But if there was one thing that he could never have expected, it was winning the adidas Golden Ball, bestowed on the competition's best player. "I can’t believe it. I never thought I could win it," Traore told FIFA.com, with the trophy in his hands, and a big smile.
He arguably clinched the latter with a masterclass in the 3-1 victory over Senegal in the play-off for third place. "This World Cup and this match were really important occasions for me," Traore said following a fantastic all-round performance against Mali's west African neighbours. "I wasn't around for the African U-20 Championship, so I missed the semi-final that we lost against Senegal. My coach at Lille had kept me because they needed me domestically. After that I vowed to do everything I could to help my team-mates in the World Cup."
Honestly, I have no idea which one of both trophy gives me more joy: the bronze medal or this Golden Ball. The thing I'm sure of is that I'm very happy.
Mali's Adama Traore on his double dose of delight
Traore certainly reached that goal. He finished the tournament in New Zealand having been involved in seven of his team's 11 goals, scoring four and setting up a further three, so it's maybe no surprise he ended up with the premier individual honour. Against the Lion Cubs of Teranga, he equalised with a wonderful free-kick and then put his team ahead with a right-footed piledriver after some nifty footwork. An assist for his country's third goal rounded off a decisive display. "I had a good match," the midfield powerhouse said afterwards - an understatement if ever there was one. "We gave everything. We really wanted to claim third place," he added. "We knew that it wasn't going to be an easy match: playing against another African country is never straightforward. Senegal knew all about us."
The Senegalese knew that if the jewel in the Malian crown sparkled, they would be in for a tough time. Traore’s performance certainly came as no surprise to Senegal goalkeeper Ibrahima Sy, even if he was caught out for the starlet's first goal. "He plays regularly in Ligue 1 and often gets called up to Mali's senior side. It's no accident! Adama Traore is a very good player, but I foolishly underestimated what he could do with the free-kick," the Lorient keeper said. "I hope he keeps doing what he has been doing, without letting it get to his head. I think that's the secret to success."
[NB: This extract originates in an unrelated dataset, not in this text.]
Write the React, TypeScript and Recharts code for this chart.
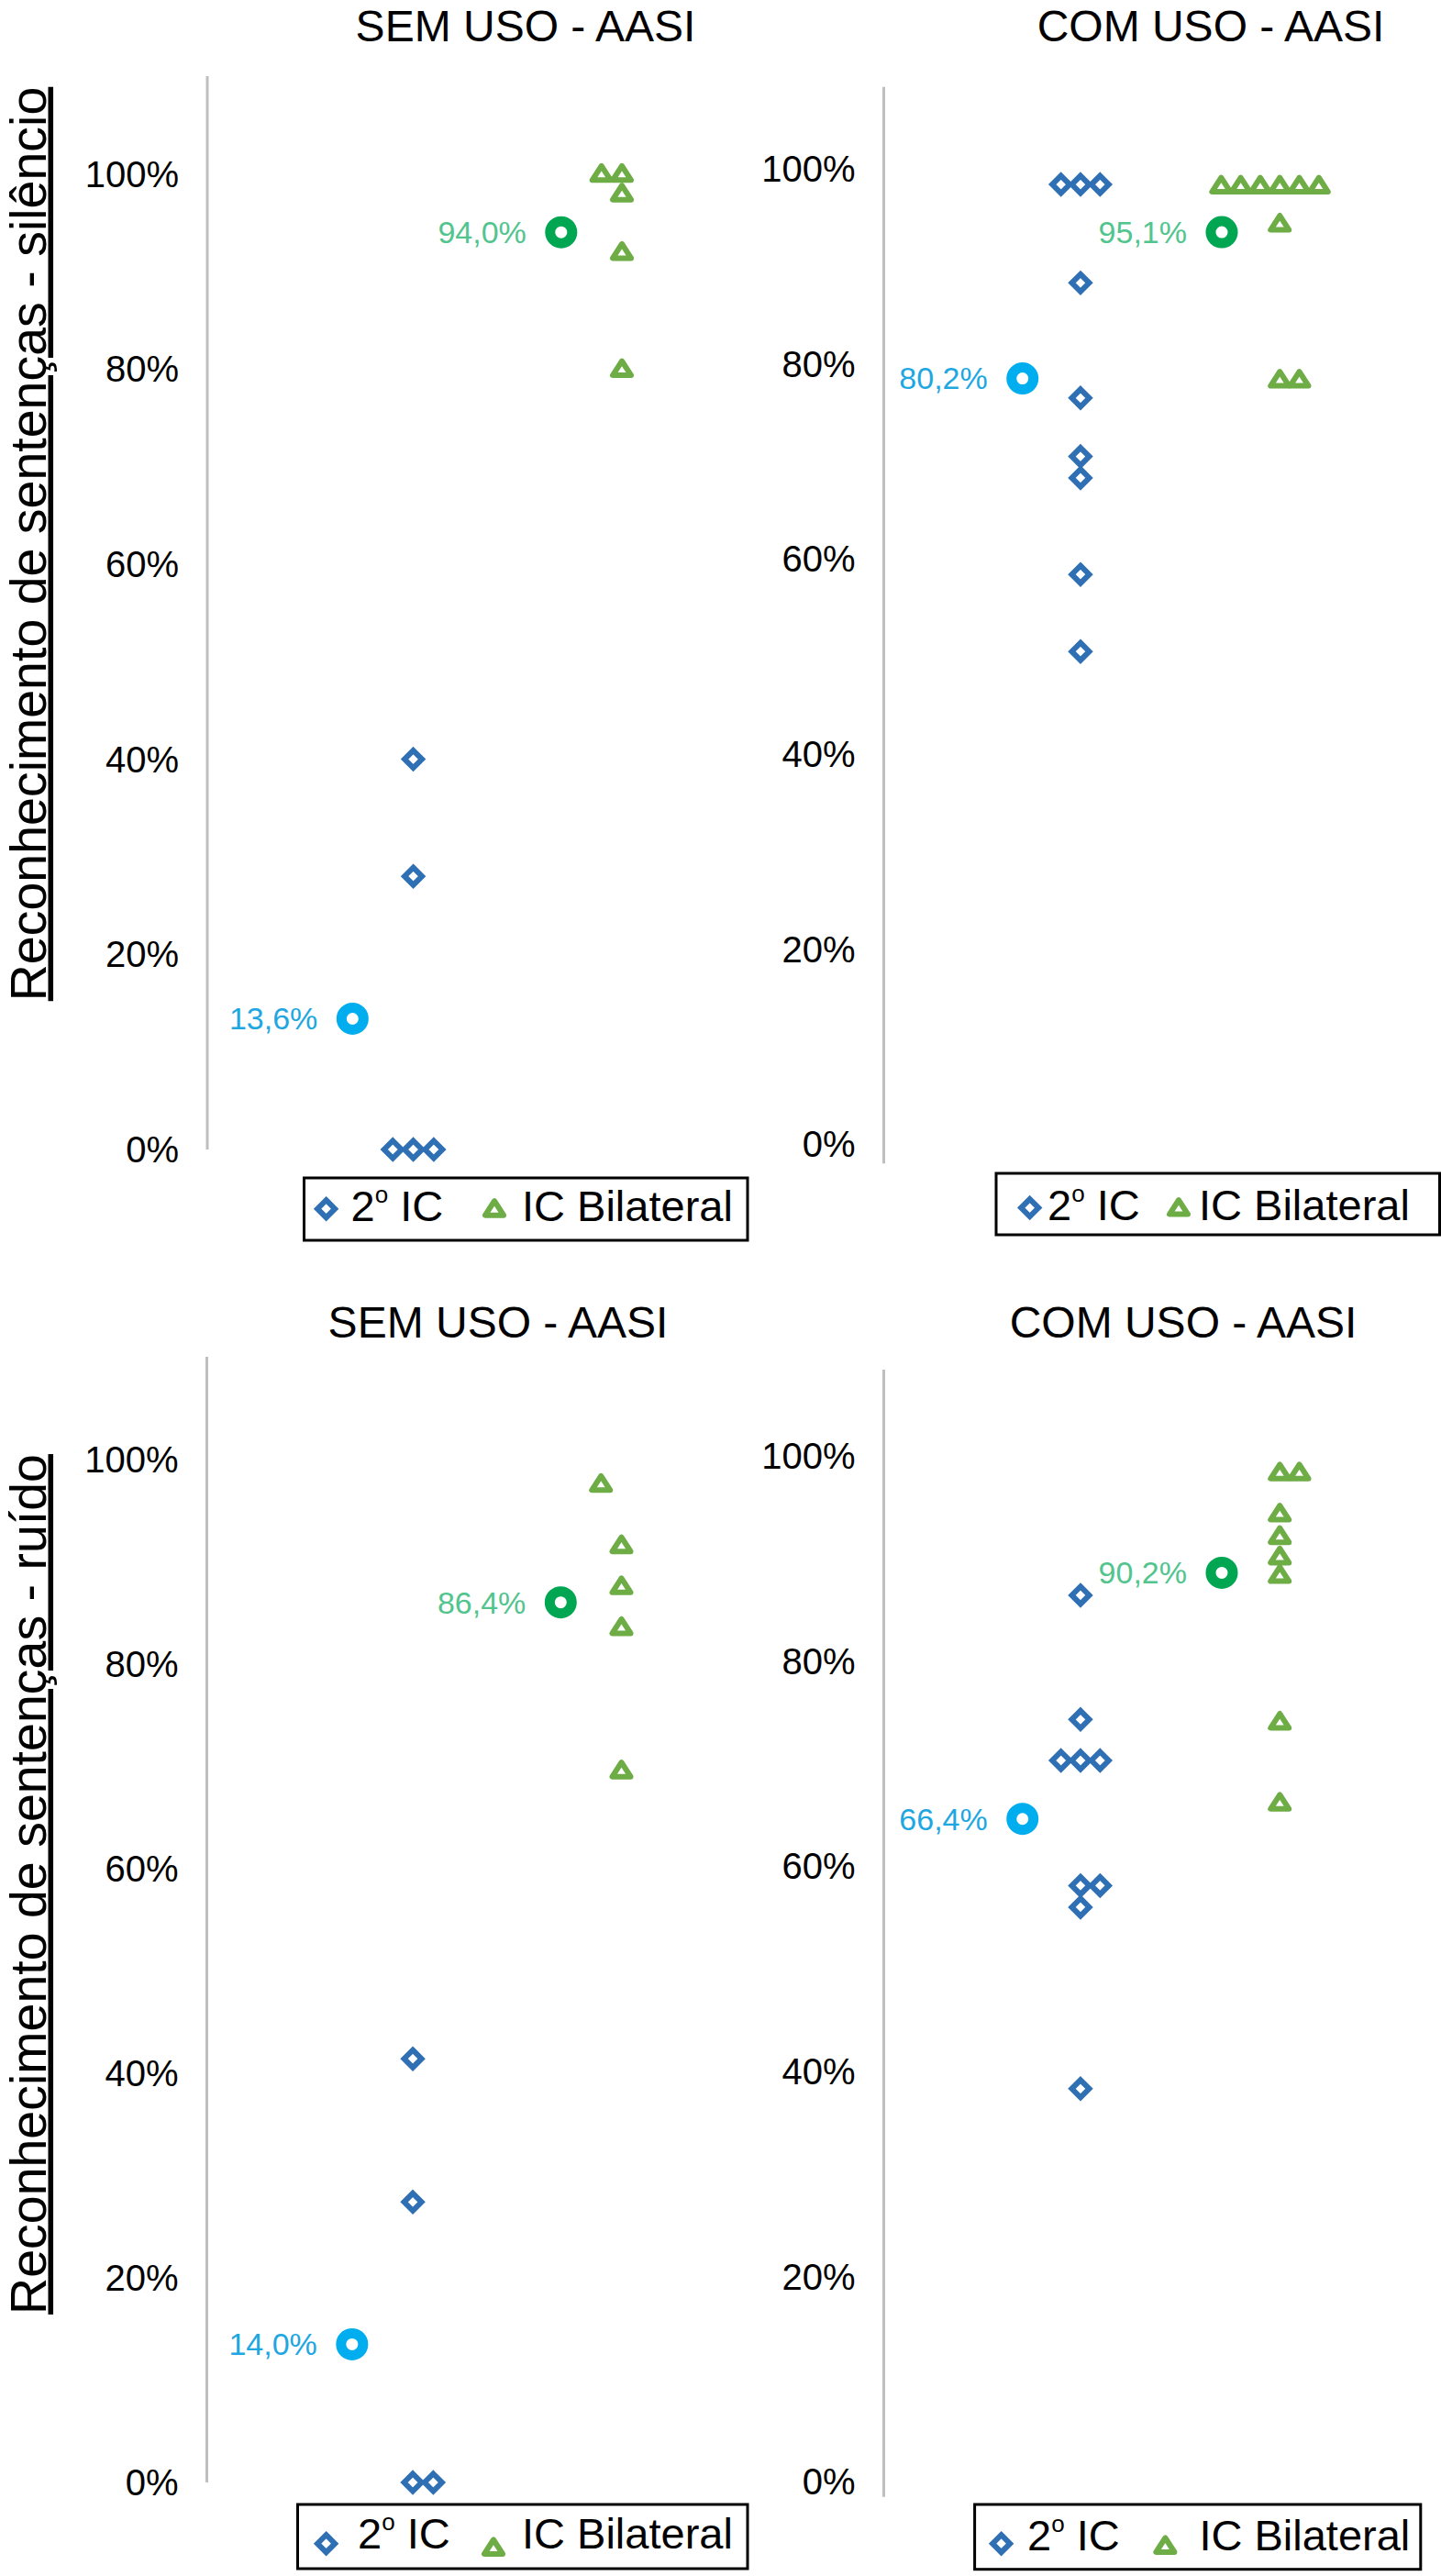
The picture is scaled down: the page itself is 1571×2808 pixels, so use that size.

The Mali No19 could hardly be more humble, putting his pivotal contributions for the Eaglets down to nothing more than tactical chance. "If people have seen more of me at this World Cup, it's simply down to my position. I've had more of the ball here since I've played in a No10 role, whereas for my club I usually operate as a No8," he said. He went on to scoff at the suggestion that his status as a full international carries with it a certain influence: "I'm right at the beginning of my international career! I'm a minnow for the [senior] national team: I can't be so pretentious as to think that I'm a big fish for the U-20s."
The evidence suggests otherwise. Traore was the driving force behind Mali's fairy-tale run in New Zealand, in which they confounded many observers' expectations by progressing to the semi-finals before sealing third place for the first time in 16 years. "We deserved to get as far as we did and I think that we have every reason to be proud. Of course we could harbour regrets at not reaching the final, but I'd rather take away the positives. And this bronze medal is a fine reward for us," said the Lille schemer, who is a huge fan of Lionel Messi.
Messi also lit up the FIFA U-20 World Cup, in his case at Netherlands 2005, prior to embarking on a glorious career. The same applied to the likes of Ronaldinho, Andres Iniesta, Davor Suker and more recently Paul Pogba. Adama Traore looks well placed to join that elite club, but he is not getting ahead of himself. "I don't even dream of it. The level of football is very high at the U-20 World Cup, but from my limited experience I know that the step-up to the senior side is huge. Tactically, technically, physically, I'm afraid I know what's in store for us is much more difficult!"